Carl Icahn didn’t return calls seeking comment. Brett Icahn responded to emailed questions by referring to the filing but declined to elaborate. Schechter couldn’t be reached for comment.
The father-son agreement is one of the more unusual bets seen in the investment world. It exposes the dynamic between the corporate raider-turned-activist investor and a son who has been slowly cutting his teeth in money management.
It is unclear whether Carl Icahn needed the agreement of his son and Schechter to reduce the stake and the bet was the result, or whether it was a much more informal arrangement.
The payment to New Sargon will be based on a “notional” position in Netflix – as if the stake had not been reduced.
For example, if the Netflix shares, which Icahn sold at between $304.23 and $341.44 to reap a profit of about $800 million, continue to climb to say $500 then Icahn would have missed out on a much bigger potential gain of about $1.3 billion. He would pay the Sargon portfolio a large part of the difference – through a complex calculation that includes assumptions, a hurdle, and is also related to the shares’ value at the end of March this year. The agreement expires in August 2016.

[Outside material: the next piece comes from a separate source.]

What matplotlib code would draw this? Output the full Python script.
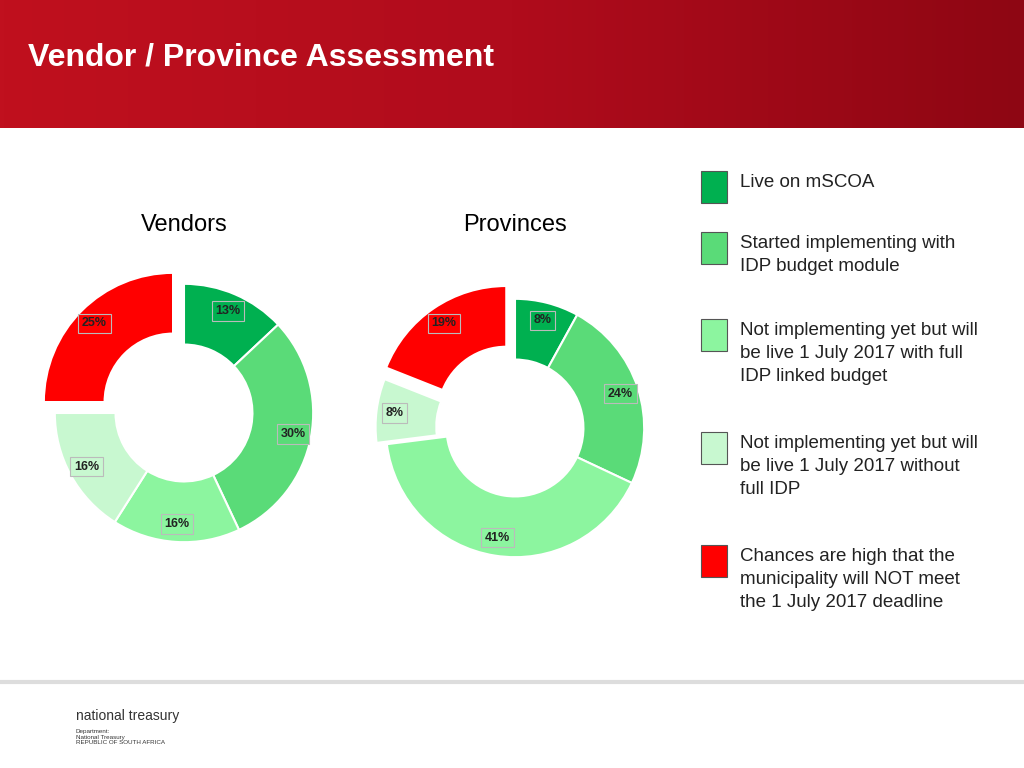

Netflix shares have dropped about 15 percent from an all-time high of $389.16 hit on Tuesday, before Carl Icahn did the bulk of his selling. They closed on Wednesday at $330.24.
It is unclear whether Brett Icahn and Schechter would personally take a slice of any payment from the older Icahn or just reinvest the money in the fund.
If Carl Icahn’s decision to sell is proven to be the right investment call and Netflix’s shares fall, both father and son will see their profits from the investment pared, given they still own 2.67 million shares, or a 4.5 percent stake. There will be no additional penalty for his son’s funds if the share price falls below the Icahn selling price.
Such a decline in Netflix’s shares would validate Carl Icahn’s status as one of the world’s savviest investors and dealmakers. In the filing, he said in reference to the Netflix investment that as a “hardened veteran of seven bear markets I have learned that when you are lucky and/or smart enough to have made a total return of 457 percent in only 14 months it is time to take some of the chips off the table.”
The younger Icahn and Schechter, however, said Netflix “remains significantly undervalued” and “one of the great consumer bargains of our time.”
The Sargon Portfolio, which the younger Icahn and Schechter co-manage and Carl Icahn supervises, has generated 37 percent annualized returns since its inception on April 1, 2010, through September 30, 2013, and currently manages in excess of $4.8 billion for Icahn Enterprises and Carl Icahn’s own capital. Icahn Enterprises has assets of approximately $29 billion.
Carl Icahn has also credited his son for his $2 billion investment in Apple Inc, though Icahn himself has been communicating with Apple CEO Tim Cook. Icahn tweeted on Wednesday that he “just sent a letter to Tim Cook. Full letter will be disclosed on my website, the Shareholders’ Square Table, which will be launched tomorrow.”